Issue (i): Whether the assessee's account books formed part of the record for purposes of rectification under section 22 of the U.P. Sales Tax Act.
Analysis: The record of assessment includes the return and the material produced or considered in assessment proceedings. Where the assessee's account books were produced before the assessing authority and were used in comparing the return with the disclosed turnover, those account books became part of the assessment record, and consequently part of the appellate or revisional record as well.
Conclusion: The account books formed part of the record for the purposes of section 22.
Issue (ii): Whether the alleged error in the return amounted to a mistake apparent on the face of the record and could be rectified under section 22.
Analysis: Section 22 is not confined to mistakes of law; it extends to factual mistakes also, provided they are apparent from the record. The provision does not require that the mistake must have been incapable of being noticed earlier, nor does it bar rectification merely because the point could have been raised in appeal or revision. If the mistake emerges from scrutiny of the existing record itself, it is rectifiable, and the revisional authority should examine the merits rather than refuse relief on a technical ground.

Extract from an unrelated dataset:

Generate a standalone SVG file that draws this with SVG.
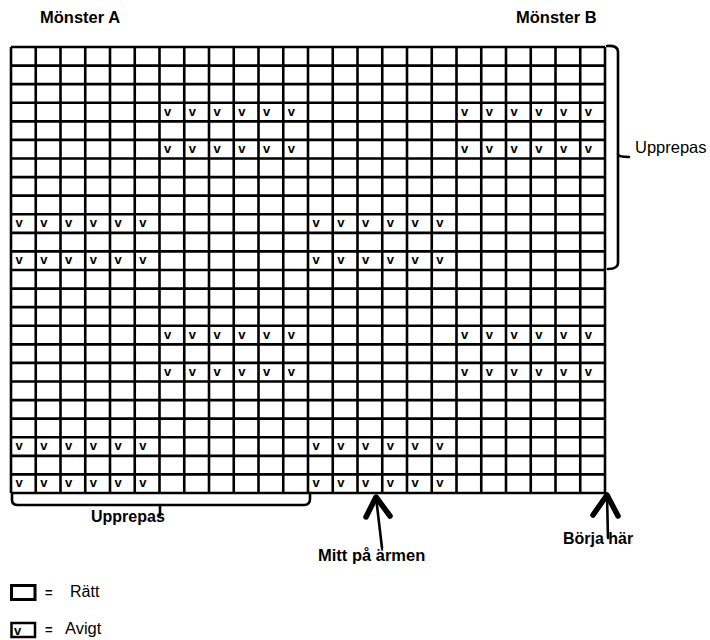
<svg xmlns="http://www.w3.org/2000/svg" width="710" height="640" viewBox="0 0 710 640">
<style>
.t{font-family:"Liberation Sans",Arial,sans-serif;fill:#000}
.b{font-weight:bold}
.v{font-family:"Liberation Sans",Arial,sans-serif;font-weight:bold;font-size:13px;fill:#000}
.g{stroke:#000;stroke-width:2.6;fill:none}
.br{stroke:#000;stroke-width:2.6;fill:none;stroke-linecap:round;stroke-linejoin:round}
.sh{stroke:#000;stroke-width:2.6;fill:none;stroke-linecap:round}
.hd{stroke:#000;stroke-width:5.5;fill:none;stroke-linecap:round;stroke-linejoin:round}
</style>
<rect width="710" height="640" fill="#fff"/>
<g id="titles">
<text class="t b" x="40" y="23" font-size="16.5">Mönster A</text>
<text class="t b" x="516" y="23" font-size="16.5">Mönster B</text>
</g>
<g id="grid">
<path class="g" d="M11,47V493M35.75,47V493M60.5,47V493M85.25,47V493M110,47V493M134.75,47V493M159.5,47V493M184.25,47V493M209,47V493M233.75,47V493M258.5,47V493M283.25,47V493M308,47V493M332.75,47V493M357.5,47V493M382.25,47V493M407,47V493M431.75,47V493M456.5,47V493M481.25,47V493M506,47V493M530.75,47V493M555.5,47V493M580.25,47V493M605,47V493"/>
<path class="g" d="M11,47H605M11,65.58H605M11,84.17H605M11,102.75H605M11,121.33H605M11,139.92H605M11,158.5H605M11,177.08H605M11,195.67H605M11,214.25H605M11,232.83H605M11,251.42H605M11,270H605M11,288.58H605M11,307.17H605M11,325.75H605M11,344.33H605M11,362.92H605M11,381.5H605M11,400.08H605M11,418.67H605M11,437.25H605M11,455.83H605M11,474.42H605M11,493H605"/>
</g>
<g id="purl-stitches">
<text class="v" x="164" y="115.5">v</text><text class="v" x="188.75" y="115.5">v</text><text class="v" x="213.5" y="115.5">v</text><text class="v" x="238.25" y="115.5">v</text><text class="v" x="263" y="115.5">v</text><text class="v" x="287.75" y="115.5">v</text>
<text class="v" x="461" y="115.5">v</text><text class="v" x="485.75" y="115.5">v</text><text class="v" x="510.5" y="115.5">v</text><text class="v" x="535.25" y="115.5">v</text><text class="v" x="560" y="115.5">v</text><text class="v" x="584.75" y="115.5">v</text>
<text class="v" x="164" y="152.6">v</text><text class="v" x="188.75" y="152.6">v</text><text class="v" x="213.5" y="152.6">v</text><text class="v" x="238.25" y="152.6">v</text><text class="v" x="263" y="152.6">v</text><text class="v" x="287.75" y="152.6">v</text>
<text class="v" x="461" y="152.6">v</text><text class="v" x="485.75" y="152.6">v</text><text class="v" x="510.5" y="152.6">v</text><text class="v" x="535.25" y="152.6">v</text><text class="v" x="560" y="152.6">v</text><text class="v" x="584.75" y="152.6">v</text>
<text class="v" x="15.5" y="227">v</text><text class="v" x="40.25" y="227">v</text><text class="v" x="65" y="227">v</text><text class="v" x="89.75" y="227">v</text><text class="v" x="114.5" y="227">v</text><text class="v" x="139.25" y="227">v</text>
<text class="v" x="312.5" y="227">v</text><text class="v" x="337.25" y="227">v</text><text class="v" x="362" y="227">v</text><text class="v" x="386.75" y="227">v</text><text class="v" x="411.5" y="227">v</text><text class="v" x="436.25" y="227">v</text>
<text class="v" x="15.5" y="264.1">v</text><text class="v" x="40.25" y="264.1">v</text><text class="v" x="65" y="264.1">v</text><text class="v" x="89.75" y="264.1">v</text><text class="v" x="114.5" y="264.1">v</text><text class="v" x="139.25" y="264.1">v</text>
<text class="v" x="312.5" y="264.1">v</text><text class="v" x="337.25" y="264.1">v</text><text class="v" x="362" y="264.1">v</text><text class="v" x="386.75" y="264.1">v</text><text class="v" x="411.5" y="264.1">v</text><text class="v" x="436.25" y="264.1">v</text>
<text class="v" x="164" y="338.5">v</text><text class="v" x="188.75" y="338.5">v</text><text class="v" x="213.5" y="338.5">v</text><text class="v" x="238.25" y="338.5">v</text><text class="v" x="263" y="338.5">v</text><text class="v" x="287.75" y="338.5">v</text>
<text class="v" x="461" y="338.5">v</text><text class="v" x="485.75" y="338.5">v</text><text class="v" x="510.5" y="338.5">v</text><text class="v" x="535.25" y="338.5">v</text><text class="v" x="560" y="338.5">v</text><text class="v" x="584.75" y="338.5">v</text>
<text class="v" x="164" y="375.6">v</text><text class="v" x="188.75" y="375.6">v</text><text class="v" x="213.5" y="375.6">v</text><text class="v" x="238.25" y="375.6">v</text><text class="v" x="263" y="375.6">v</text><text class="v" x="287.75" y="375.6">v</text>
<text class="v" x="461" y="375.6">v</text><text class="v" x="485.75" y="375.6">v</text><text class="v" x="510.5" y="375.6">v</text><text class="v" x="535.25" y="375.6">v</text><text class="v" x="560" y="375.6">v</text><text class="v" x="584.75" y="375.6">v</text>
<text class="v" x="15.5" y="450">v</text><text class="v" x="40.25" y="450">v</text><text class="v" x="65" y="450">v</text><text class="v" x="89.75" y="450">v</text><text class="v" x="114.5" y="450">v</text><text class="v" x="139.25" y="450">v</text>
<text class="v" x="312.5" y="450">v</text><text class="v" x="337.25" y="450">v</text><text class="v" x="362" y="450">v</text><text class="v" x="386.75" y="450">v</text><text class="v" x="411.5" y="450">v</text><text class="v" x="436.25" y="450">v</text>
<text class="v" x="15.5" y="487.1">v</text><text class="v" x="40.25" y="487.1">v</text><text class="v" x="65" y="487.1">v</text><text class="v" x="89.75" y="487.1">v</text><text class="v" x="114.5" y="487.1">v</text><text class="v" x="139.25" y="487.1">v</text>
<text class="v" x="312.5" y="487.1">v</text><text class="v" x="337.25" y="487.1">v</text><text class="v" x="362" y="487.1">v</text><text class="v" x="386.75" y="487.1">v</text><text class="v" x="411.5" y="487.1">v</text><text class="v" x="436.25" y="487.1">v</text>
</g>
<g id="repeat-right">
<path class="br" d="M607,46 Q618,45 618,52 V263 Q618,269 608,269"/>
<path class="br" d="M618,154 Q618,157 629,157"/>
<text class="t" x="635" y="153" font-size="16.5">Upprepas</text>
</g>
<g id="repeat-bottom">
<path class="br" d="M12,493 V500 Q12,505 18,505 H304 Q310,505 310,499 V493"/>
<path class="br" d="M160,505 V515"/>
<text class="t b" x="91" y="522" font-size="16">Upprepas</text>
</g>
<g id="connectors">
<path class="sh" d="M376,497 L382,548"/>
<path class="hd" d="M366,517 L376,497 L390,516"/>
<path class="sh" d="M607,495 L608,538"/>
<path class="hd" d="M593,515 L607,495 L618,516"/>
</g>
<g id="label-mitt">
<text class="t b" x="318" y="561" font-size="16.5">Mitt på ärmen</text>
</g>
<g id="label-borja">
<text class="t b" x="563" y="544" font-size="16">Börja här</text>
</g>
<g id="legend">
<rect x="11.5" y="585.5" width="23.5" height="14" fill="#fff" stroke="#000" stroke-width="3"/>
<text class="t b" x="45" y="597" font-size="13">=</text>
<text class="t" x="70" y="597" font-size="16">Rätt</text>
<rect x="11.5" y="623" width="23.5" height="14" fill="#fff" stroke="#000" stroke-width="2.5"/>
<text class="v" x="14" y="634.5">v</text>
<text class="t b" x="45" y="634" font-size="13">=</text>
<text class="t" x="65" y="634" font-size="16.5">Avigt</text>
</g>
</svg>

Conclusion: The matter was prima facie within section 22 and required reconsideration on merits.
Final Conclusion: The assessee was entitled to have the rectification application considered afresh, and the revisional order refusing to examine the alleged mistake could not stand.
Ratio Decidendi: A mistake apparent on the face of the record under a rectification provision may include a factual error evident from the existing assessment record, including material such as account books, and relief cannot be denied merely because the error was not raised at an earlier appellate or revisional stage.